Nine-time champion Rafael Nadal rocked the French Open yesterday when he pulled out with a left wrist injury as Andy Murray and defending champion Stan Wawrinka moved closer to a semi-final showdown.
Nadal, 29, said he had been playing with an anaesthetic injection in the wrist in the first two rounds and that MRI scans had shown that the injury to the tendon was getting worse.
“It’s not broken, but if I continue to play it will be 100 percent broken in a few days,” said an emotional Nadal, the fourth seeded winner of 14 majors. “To win the tournament I need five more matches, and the doctor says that’s 100% impossible.”
Nadal, plagued by knee and wrist injuries througout his career, added: “This is a very bad position, but that’s life.
“It’s obvious that if it’s not Roland Garros I would not take risks on playing the first two days, but it is the most important event of the year for me so we tried our best.”

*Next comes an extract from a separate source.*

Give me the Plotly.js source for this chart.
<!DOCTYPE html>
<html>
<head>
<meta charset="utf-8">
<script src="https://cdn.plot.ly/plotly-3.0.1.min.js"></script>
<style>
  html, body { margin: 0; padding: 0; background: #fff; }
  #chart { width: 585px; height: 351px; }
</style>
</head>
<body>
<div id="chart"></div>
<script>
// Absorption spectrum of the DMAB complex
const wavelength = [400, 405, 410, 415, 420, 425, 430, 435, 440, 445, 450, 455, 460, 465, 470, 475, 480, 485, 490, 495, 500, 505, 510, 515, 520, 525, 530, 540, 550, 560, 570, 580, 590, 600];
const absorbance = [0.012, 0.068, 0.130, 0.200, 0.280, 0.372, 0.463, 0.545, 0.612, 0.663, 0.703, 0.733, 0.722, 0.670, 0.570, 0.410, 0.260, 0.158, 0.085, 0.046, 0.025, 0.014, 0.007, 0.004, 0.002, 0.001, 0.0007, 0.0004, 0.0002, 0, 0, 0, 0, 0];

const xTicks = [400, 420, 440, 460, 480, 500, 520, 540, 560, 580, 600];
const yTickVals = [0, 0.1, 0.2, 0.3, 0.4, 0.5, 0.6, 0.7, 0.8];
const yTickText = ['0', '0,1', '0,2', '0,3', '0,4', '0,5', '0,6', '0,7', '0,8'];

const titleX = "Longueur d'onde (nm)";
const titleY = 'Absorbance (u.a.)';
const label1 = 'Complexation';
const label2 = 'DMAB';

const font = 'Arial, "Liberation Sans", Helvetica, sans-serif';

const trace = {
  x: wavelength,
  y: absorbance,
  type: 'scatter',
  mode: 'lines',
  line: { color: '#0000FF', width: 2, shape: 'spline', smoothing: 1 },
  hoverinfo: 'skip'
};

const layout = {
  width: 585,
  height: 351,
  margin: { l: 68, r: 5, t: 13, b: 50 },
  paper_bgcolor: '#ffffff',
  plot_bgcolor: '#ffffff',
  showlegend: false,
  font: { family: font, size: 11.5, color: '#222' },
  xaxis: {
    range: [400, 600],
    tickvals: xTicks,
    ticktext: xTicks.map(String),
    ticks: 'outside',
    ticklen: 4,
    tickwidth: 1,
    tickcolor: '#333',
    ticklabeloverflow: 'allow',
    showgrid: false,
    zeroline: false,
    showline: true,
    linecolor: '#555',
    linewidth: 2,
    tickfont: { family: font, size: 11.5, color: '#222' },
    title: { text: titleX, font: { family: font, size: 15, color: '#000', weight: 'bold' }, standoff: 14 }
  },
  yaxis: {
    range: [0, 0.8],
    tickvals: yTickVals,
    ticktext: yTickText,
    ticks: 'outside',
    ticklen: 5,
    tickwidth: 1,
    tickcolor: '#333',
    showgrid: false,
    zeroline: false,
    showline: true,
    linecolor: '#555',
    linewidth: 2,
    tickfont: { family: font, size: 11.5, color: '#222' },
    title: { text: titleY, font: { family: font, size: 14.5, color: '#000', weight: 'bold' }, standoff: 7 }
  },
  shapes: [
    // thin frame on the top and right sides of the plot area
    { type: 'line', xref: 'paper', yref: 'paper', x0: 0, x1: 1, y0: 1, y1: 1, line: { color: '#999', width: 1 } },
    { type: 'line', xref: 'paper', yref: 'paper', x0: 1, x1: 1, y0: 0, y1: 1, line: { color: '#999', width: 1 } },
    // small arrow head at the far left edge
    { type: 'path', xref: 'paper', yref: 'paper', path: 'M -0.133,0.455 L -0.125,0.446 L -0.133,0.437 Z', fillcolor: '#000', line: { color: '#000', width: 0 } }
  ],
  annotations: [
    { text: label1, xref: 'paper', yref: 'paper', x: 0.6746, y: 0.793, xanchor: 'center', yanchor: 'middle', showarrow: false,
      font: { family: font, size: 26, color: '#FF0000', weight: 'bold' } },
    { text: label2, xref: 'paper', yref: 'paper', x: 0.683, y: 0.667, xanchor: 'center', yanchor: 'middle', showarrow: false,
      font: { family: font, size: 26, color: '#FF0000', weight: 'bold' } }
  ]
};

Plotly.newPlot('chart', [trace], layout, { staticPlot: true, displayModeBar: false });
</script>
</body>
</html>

Despite his latest setback, the charismatic Spaniard said he will keep playing although his participation at Wimbledon next month is now in serious doubt.
“This is a tough moment, but it’s not the end,” said Nadal, who won the first of his nine French Opens as a 19-year-old in 2005.

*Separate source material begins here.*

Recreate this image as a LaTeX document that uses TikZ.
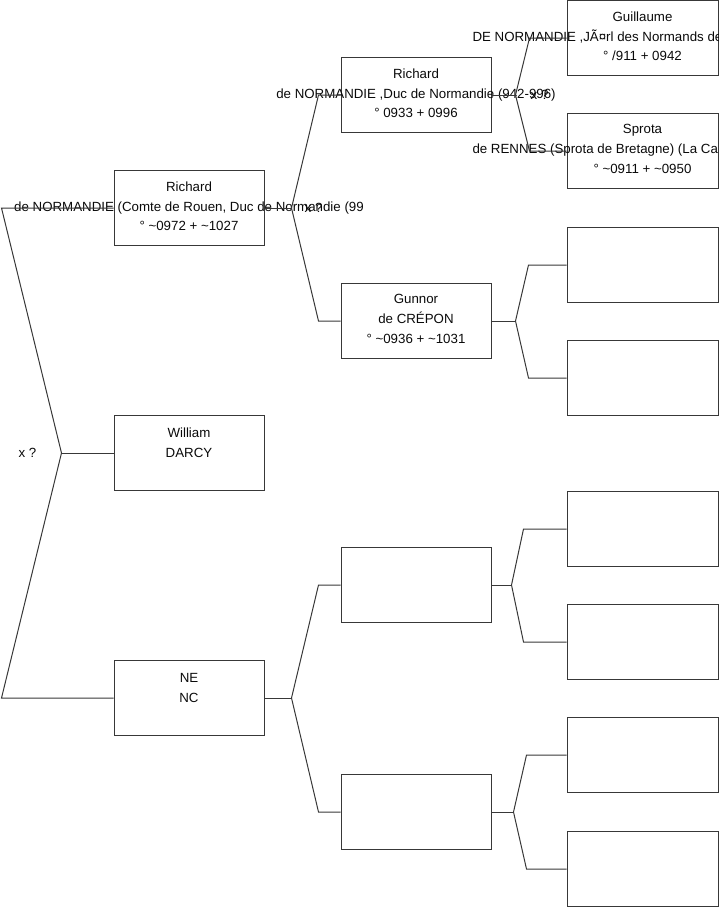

Nadal’s withdrawal gives compatriot Marcel Granollers a walkover into the last 16. It’s also a huge boost to world number one Novak Djokovic’s hopes of lifting a first French Open crown.
Nadal and Djokovic were seeded to meet in the semi-finals next Friday — the date of the Spaniard’s 30th birthday.
Second seed Murray cut down Croatian giant Ivo Karlovic to reach the last-16.
Murray, a three-time semi-finalist, had needed two five-set matches and three days of play to get to the last 32.
But on Friday the 29-year-old needed just a shade under two hours to beat 6ft 11in (2.11m) Karlovic 6-1, 6-4, 7-6 (7/3).
It was his seventh win in seven matches against the 37-year-old as Murray goes on to face John Isner of the United States.
“At the end it was very close. I got off to a quick start and against someone like Ivo that’s very important,” said Murray.
Third seed Wawrinka, scheduled to face Murray in the semi-finals, enjoyed a 6-4, 6-3, 7-5 win over France’s Jeremy Chardy. The Swiss next goes up against the winner of the tie between Gilles Simon of France and Victor Troicki of Serbia.
Kei Nishikori of Japan also reached the last 16 with a 6-3, 6-4, 3-6, 2-6, 6-4 win over Spain’s Fernando Verdasco.
The fifth seed, a quarter-finalist in 2015, will play Richard Gasquet after the Frenchman defeated Australian Nick Kyrgios 6-2, 7-6 (9/7), 6-2.
Canada’s eighth seed Milos Raonic overcame a left hip injury to defeat Slovakian lucky loser Andrej Martin 7-6 (7/4), 6-2, 6-3. Raonic, a quarter-finalist in 2014, next faces 55th-ranked Albert Ramos-Vinolas after the Spaniard stunned American 23rd seed Jack Sock 6-7 (2/7), 6-4, 6-4, 4-6, 6-4.
Ramos-Vinolas, 28, had not won a match at Roland Garros since 2011 before this year.